● Problem
Extract exactly the lines from the top of the records through the line containing "13, 2, 0, 1, 0];", and keep pictures out of the copy.

● Materials provided

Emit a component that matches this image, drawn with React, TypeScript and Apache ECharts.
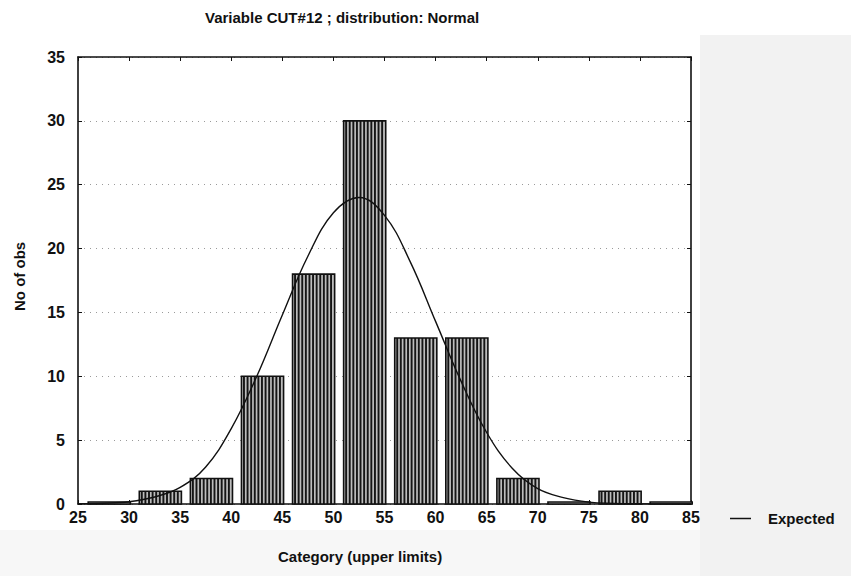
import React, { useEffect, useRef } from "react";
import * as echarts from "echarts";

// Histogram bins (upper limits) and observed counts
const binLower = [25, 30, 35, 40, 45, 50, 55, 60, 65, 70, 75, 80];
const binUpper = [30, 35, 40, 45, 50, 55, 60, 65, 70, 75, 80, 85];
const counts = [0, 1, 2, 10, 18, 30, 13, 13, 2, 0, 1, 0];

// Expected (normal) curve
const curveX = [25, 27.5, 30, 32.5, 35, 37.5, 40, 42.5, 45, 47.5, 50, 52.5, 55, 57.5, 60, 62.5, 65, 67.5, 70, 72.5, 75, 77.5, 80, 82.5, 85];
const curveY = [0.02, 0.06, 0.18, 0.55, 1.3, 2.9, 5.9, 10.0, 14.8, 19.4, 22.8, 24.0, 22.6, 19.0, 14.3, 9.6, 5.6, 2.8, 1.2, 0.5, 0.15, 0.05, 0.02, 0.01, 0];

const xTicks = { min: 25, max: 85, interval: 5 };
const yTicks = { min: 0, max: 35, interval: 5 };

const titleText = "Variable CUT#12 ; distribution: Normal";
const xName = "Category (upper limits)";
const yName = "No of obs";
const legendName = "Expected";

const FONT = "'Liberation Sans', Arial, sans-serif";

export default function App() {
  const ref = useRef<HTMLDivElement>(null);

  useEffect(() => {
    if (!ref.current) return;
    const chart = echarts.init(ref.current, null, { renderer: "svg" });

    const barData = binLower.map((lo, i) => [lo, binUpper[i], counts[i]]);
    const lineData = curveX.map((x, i) => [x, curveY[i]]);

    const axisLineStyle = { color: "#111", width: 1.6 };

    const option: any = {
      animation: false,
      backgroundColor: "#fff",
      textStyle: { fontFamily: FONT },
      grid: {
        left: 78,
        right: 160,
        top: 57,
        bottom: 72,
        show: true,
        backgroundColor: "#fff",
        borderColor: "#111",
        borderWidth: 0,
      },
      graphic: [
        { type: "rect", z: -100, silent: true, shape: { x: 700, y: 35, width: 151, height: 541 }, style: { fill: "#f2f2f2" } },
        { type: "rect", z: -100, silent: true, shape: { x: 0, y: 530, width: 700, height: 46 }, style: { fill: "#f7f7f7" } },
        {
          type: "text",
          left: 205,
          top: 10,
          style: { text: titleText, fontSize: 15, fontWeight: "bold", fontFamily: FONT, fill: "#111" },
        },
        {
          type: "text",
          left: 278,
          top: 549,
          style: { text: xName, fontSize: 15, fontWeight: "bold", fontFamily: FONT, fill: "#111" },
        },
        {
          type: "text",
          x: 12,
          y: 311,
          rotation: Math.PI / 2,
          style: { text: yName, fontSize: 15, fontWeight: "bold", fontFamily: FONT, fill: "#111" },
        },
      ],
      legend: {
        data: [{ name: legendName, icon: "rect" }],
        left: 725,
        top: 506,
        itemWidth: 21,
        itemHeight: 1.5,
        itemGap: 8,
        itemStyle: { color: "#111" },
        textStyle: { fontSize: 15, fontWeight: "bold", color: "#111", fontFamily: FONT, padding: [0, 0, 0, 12] },
      },
      xAxis: [
        {
          type: "value",
          ...xTicks,
          position: "bottom",
          axisLine: { show: true, lineStyle: axisLineStyle, onZero: false },
          axisTick: { show: true, inside: true, length: 4, lineStyle: { color: "#111" } },
          axisLabel: { fontSize: 16, fontWeight: "bold", color: "#111", margin: 5, fontFamily: FONT },
          splitLine: { show: false },
        },
        {
          type: "value",
          ...xTicks,
          position: "top",
          axisLine: { show: true, lineStyle: axisLineStyle, onZero: false },
          axisTick: { show: true, inside: true, length: 4, lineStyle: { color: "#111" } },
          axisLabel: { show: false },
          splitLine: { show: false },
        },
      ],
      yAxis: [
        {
          type: "value",
          ...yTicks,
          position: "left",
          axisLine: { show: true, lineStyle: axisLineStyle, onZero: false },
          axisTick: { show: true, inside: true, length: 4, lineStyle: { color: "#111" } },
          axisLabel: { fontSize: 16, fontWeight: "bold", color: "#111", margin: 13, fontFamily: FONT },
          splitLine: { show: true, lineStyle: { color: "#9a9a9a", width: 1, type: [1, 5] } },
        },
        {
          type: "value",
          ...yTicks,
          position: "right",
          axisLine: { show: true, lineStyle: axisLineStyle, onZero: false },
          axisTick: { show: true, inside: true, length: 4, lineStyle: { color: "#111" } },
          axisLabel: { show: false },
          splitLine: { show: false },
        },
      ],
      series: [
        {
          type: "custom",
          name: "Observed",
          xAxisIndex: 0,
          yAxisIndex: 0,
          data: barData,
          encode: { x: [0, 1], y: 2 },
          renderItem: (params: any, api: any) => {
            const lo = api.value(0);
            const hi = api.value(1);
            const v = api.value(2);
            const p0 = api.coord([lo + 1, 0]);
            const p1 = api.coord([hi + 0.12, v]);
            const x0 = p0[0];
            const x1 = p1[0];
            const yb = p0[1];
            let yt = p1[1];
            if (v === 0) yt = yb - 2;
            const children: any[] = [
              { type: "rect", shape: { x: x0, y: yt, width: x1 - x0, height: yb - yt }, style: { fill: "#bdbdbd", stroke: "none" } },
            ];
            if (v > 0) {
              for (let sx = x0 + 2.5; sx < x1 - 1; sx += 3.6) {
                children.push({
                  type: "line",
                  shape: { x1: sx, y1: yt, x2: sx, y2: yb },
                  style: { stroke: "#151515", lineWidth: 1.9 },
                });
              }
            }
            children.push({
              type: "rect",
              shape: { x: x0, y: yt, width: x1 - x0, height: yb - yt },
              style: { fill: "none", stroke: "#111", lineWidth: 1.6 },
            });
            return { type: "group", children };
          },
          z: 2,
        },
        {
          type: "line",
          name: legendName,
          xAxisIndex: 0,
          yAxisIndex: 0,
          data: lineData,
          smooth: 0.4,
          symbol: "none",
          lineStyle: { color: "#111", width: 1.4 },
          itemStyle: { color: "#111" },
          z: 5,
        },
      ],
    };

    chart.setOption(option);
    return () => chart.dispose();
  }, []);

  return <div ref={ref} style={{ position: "fixed", left: 0, top: 0, width: 851, height: 576 }} />;
}
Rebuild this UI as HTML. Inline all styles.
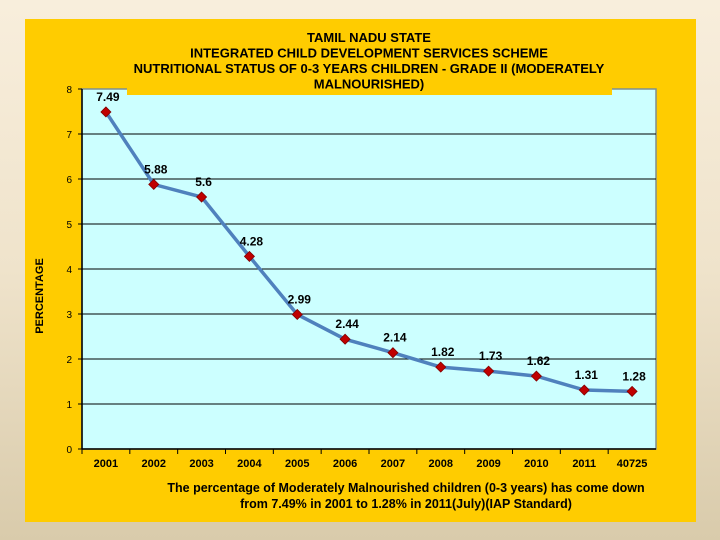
<!DOCTYPE html>
<html><head><meta charset="utf-8"><style>
body{margin:0;width:720px;height:540px;overflow:hidden;background:linear-gradient(180deg,#f8eedc 0%,#efe3cb 50%,#d9cbab 100%);font-family:"Liberation Sans",sans-serif}
</style></head><body>
<svg width="720" height="540" id="chart" style="position:absolute;left:0;top:0">
<rect x="25" y="19" width="671" height="503" fill="#ffcc00"/>
<rect x="82" y="89" width="574" height="360" fill="#ccffff" stroke="#7f8f8f" stroke-width="1.5"/>
<g id="grid"></g>
<g id="axes"></g>
<rect x="127" y="60" width="485" height="35" fill="#ffcc00"/>
<text x="369" y="42" text-anchor="middle" font-size="13" font-weight="bold" fill="#000"><tspan x="369">TAMIL NADU STATE</tspan><tspan x="369" dy="15.5">INTEGRATED CHILD DEVELOPMENT SERVICES SCHEME</tspan><tspan x="369" dy="15.5">NUTRITIONAL STATUS OF 0-3 YEARS CHILDREN  - GRADE II (MODERATELY</tspan><tspan x="369" dy="15.5">MALNOURISHED)</tspan></text>
<text transform="translate(43,296) rotate(-90)" text-anchor="middle" font-size="11" font-weight="bold">PERCENTAGE</text>
<g id="series"></g>
<text x="406" y="492" text-anchor="middle" font-size="12.5" font-weight="bold"><tspan x="406">The percentage of Moderately  Malnourished children (0-3 years) has come down</tspan><tspan x="406" dy="16">from 7.49% in 2001 to 1.28% in 2011(July)(IAP Standard)</tspan></text>
</svg>
<script>
const categories=["2001","2002","2003","2004","2005","2006","2007","2008","2009","2010","2011","40725"];
const values=[7.49,5.88,5.6,4.28,2.99,2.44,2.14,1.82,1.73,1.62,1.31,1.28];
const labels=["7.49","5.88","5.6","4.28","2.99","2.44","2.14","1.82","1.73","1.62","1.31","1.28"];
const yTicks=[0,1,2,3,4,5,6,7,8];
const NS="http://www.w3.org/2000/svg";
const X0=82,W=574,Y0=449,H=360,YMAX=8;
const xs=i=>X0+(i+0.5)*W/categories.length;
const ys=v=>Y0-v/YMAX*H;
function mk(t,a,p){const e=document.createElementNS(NS,t);for(const k in a)e.setAttribute(k,a[k]);p.appendChild(e);return e;}
const grid=document.getElementById('grid'),axes=document.getElementById('axes'),ser=document.getElementById('series');
yTicks.forEach(v=>{
 if(v>0&&v<YMAX){const g=mk('line',{x1:X0,x2:X0+W,y1:ys(v),y2:ys(v),stroke:'#000','stroke-width':1},grid);
 
 }
 const tk=mk('line',{x1:X0-4,x2:X0,y1:ys(v),y2:ys(v),stroke:'#000'},axes);
 
 
 const t=mk('text',{x:X0-10,y:ys(v)+4,'text-anchor':'end','font-size':10},axes);t.textContent=v;
 
 
});
const ya=mk('line',{x1:X0,x2:X0,y1:Y0-H,y2:Y0,stroke:'#000','stroke-width':1.5},axes);


const xa=mk('line',{x1:X0,x2:X0+W,y1:Y0,y2:Y0,stroke:'#000','stroke-width':1.5},axes);


categories.forEach((c,i)=>{
 const bx=X0+i*W/categories.length;
 const tk=mk('line',{x1:bx,x2:bx,y1:Y0,y2:Y0+5,stroke:'#000'},axes);
 
 
 const t=mk('text',{x:xs(i),y:Y0+18,'text-anchor':'middle','font-size':11,'font-weight':'bold'},axes);t.textContent=c;
 
 
});
const line=mk('polyline',{points:values.map((v,i)=>xs(i)+','+ys(v)).join(' '),fill:'none',stroke:'#4f81bd','stroke-width':3.5},ser);


values.forEach((v,i)=>{
 const x=xs(i),y=ys(v);
 const m=mk('polygon',{points:`${x},${y-5} ${x+5},${y} ${x},${y+5} ${x-5},${y}`,fill:'#c00000',stroke:'#800000','stroke-width':0.8},ser);
 
 
 const t=mk('text',{x:x+2,y:y-11,'text-anchor':'middle','font-size':12,'font-weight':'bold'},ser);t.textContent=labels[i];
 
 
});
</script>
</body></html>
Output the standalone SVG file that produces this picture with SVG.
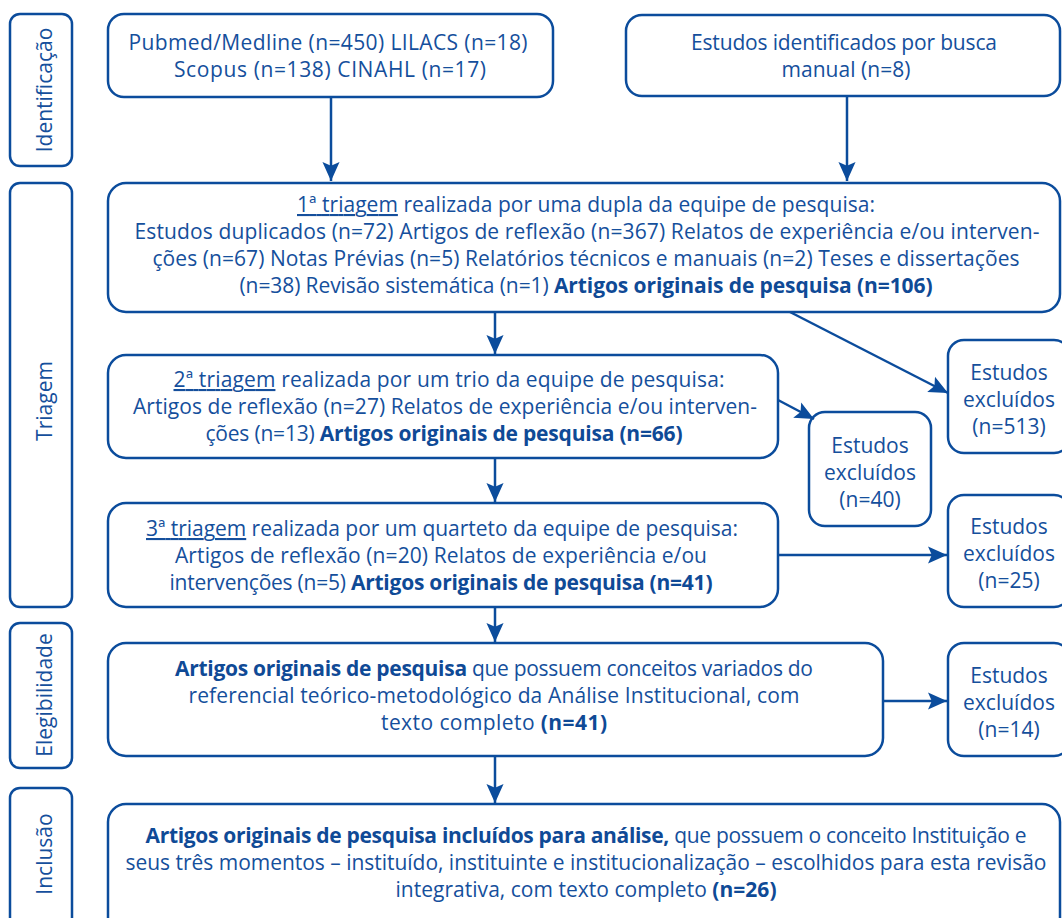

● Solution to this exercise
Emit a component that matches this image, drawn with React, TypeScript and Apache ECharts.
import React, { useEffect, useRef } from "react";
import * as echarts from "echarts";

// Histogram bins (upper limits) and observed counts
const binLower = [25, 30, 35, 40, 45, 50, 55, 60, 65, 70, 75, 80];
const binUpper = [30, 35, 40, 45, 50, 55, 60, 65, 70, 75, 80, 85];
const counts = [0, 1, 2, 10, 18, 30, 13, 13, 2, 0, 1, 0];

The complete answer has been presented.